There was a time when General Sarnov had two networks, the red network and the blue network. And he devoted the blue network to cultural things, that's where the Met Opera broadcast started. Now, that eventually pressure led the blue network to be sold off and became the American Broadcasting Company. And there seems very little room now for the kind of things that were done up through the time of Pat Weaver at NBC when people said, you're not gonna put ballet on--the public doesn't care about ballet. Well, he said, they won't care about it if they never see it and he said, if we put it on, it might be worthwhile. And Pat Weaver did that, but shortly after he left the whole thing became, and it's not to say that there isn't some sense of responsibility on the part of network executives.
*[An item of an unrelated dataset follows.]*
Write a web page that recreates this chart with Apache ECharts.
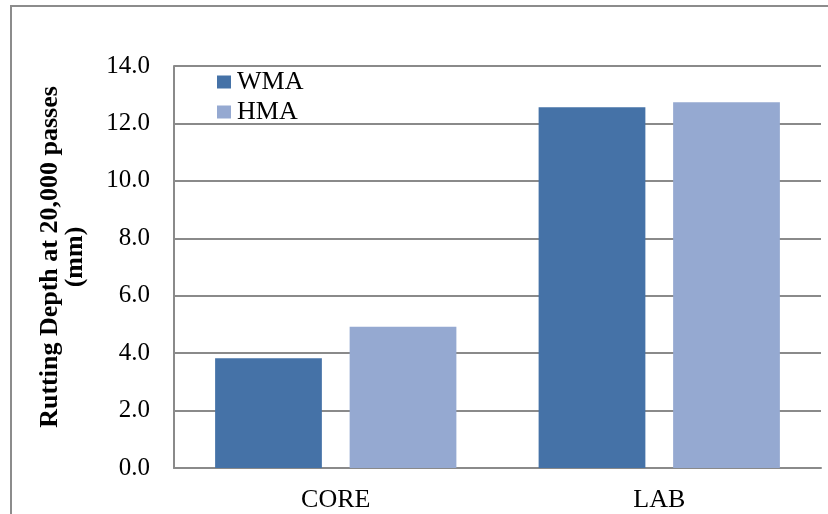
<!DOCTYPE html>
<html>
<head>
<meta charset="utf-8">
<script src="https://cdn.jsdelivr.net/npm/echarts@6/dist/echarts.min.js"></script>
<style>
html,body{margin:0;padding:0;background:#fff;}
#c{width:828px;height:514px;}
</style>
</head>
<body>
<div id="c"></div>
<script>
var categories = ['CORE', 'LAB'];
var wmaValues = [3.82, 12.56];
var hmaValues = [4.92, 12.74];
var seriesNames = ['WMA', 'HMA'];
var yTicks = {min: 0, max: 14, interval: 2};
var yTitle = 'Rutting Depth at 20,000 passes\n(mm)';

var FONT = '"Liberation Serif", "Times New Roman", serif';
var chart = echarts.init(document.getElementById('c'));
chart.setOption({
  animation: false,
  backgroundColor: '#fff',
  graphic: [{
    type: 'rect',
    shape: {x: 11, y: 6, width: 900, height: 600},
    style: {fill: 'none', stroke: '#8c8c8c', lineWidth: 2},
    silent: true,
    z: -1
  }],
  grid: {left: 174, right: 7, top: 66, bottom: 46},
  legend: {
    orient: 'vertical',
    left: 212,
    top: 64,
    itemWidth: 14,
    itemHeight: 13,
    itemGap: 4,
    icon: 'rect',
    data: seriesNames,
    textStyle: {fontFamily: FONT, fontSize: 26, color: '#000', lineHeight: 26, padding: [0, 0, 0, 1]}
  },
  xAxis: {
    type: 'category',
    data: categories,
    axisLine: {show: true, lineStyle: {color: '#8a8a8a', width: 2}},
    axisTick: {show: false},
    axisLabel: {fontFamily: FONT, fontSize: 26, color: '#000', margin: 19}
  },
  yAxis: {
    type: 'value',
    min: yTicks.min,
    max: yTicks.max,
    interval: yTicks.interval,
    name: yTitle,
    nameLocation: 'middle',
    nameRotate: 90,
    nameGap: 86,
    nameTextStyle: {fontFamily: FONT, fontSize: 26, fontWeight: 'bold', color: '#000', lineHeight: 25, padding: [0, 0, 0, 20]},
    axisLine: {show: true, lineStyle: {color: '#8a8a8a', width: 2}},
    axisTick: {show: false},
    splitLine: {show: true, lineStyle: {color: '#8a8a8a', width: 2}},
    axisLabel: {
      fontFamily: FONT, fontSize: 25, color: '#000', margin: 24,
      formatter: function (v) { return v.toFixed(1); }
    }
  },
  series: [{
    name: seriesNames[0],
    type: 'bar',
    data: wmaValues,
    barWidth: '33%',
    barGap: '26%',
    itemStyle: {color: '#4572A7'}
  }, {
    name: seriesNames[1],
    type: 'bar',
    data: hmaValues,
    barWidth: '33%',
    barGap: '26%',
    itemStyle: {color: '#95A9D1'}
  }]
});
</script>
</body>
</html>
ABC, that's my network, I know, but they've been very good about the literacy movement to begin with. I think they are going to get more increasingly interested in media literacy which is the comprehensive approach to it. They have tried in their programming to do things--and incidently, they, it is true, this is egregiously self aggrandizing, but I've got to tell you that the other two major networks, one owned by General Electric and the other by Tisch, only ABC is owned by Cap Cities who were broadcasters and they know the business and so I feel very fortunate to be associated with that network.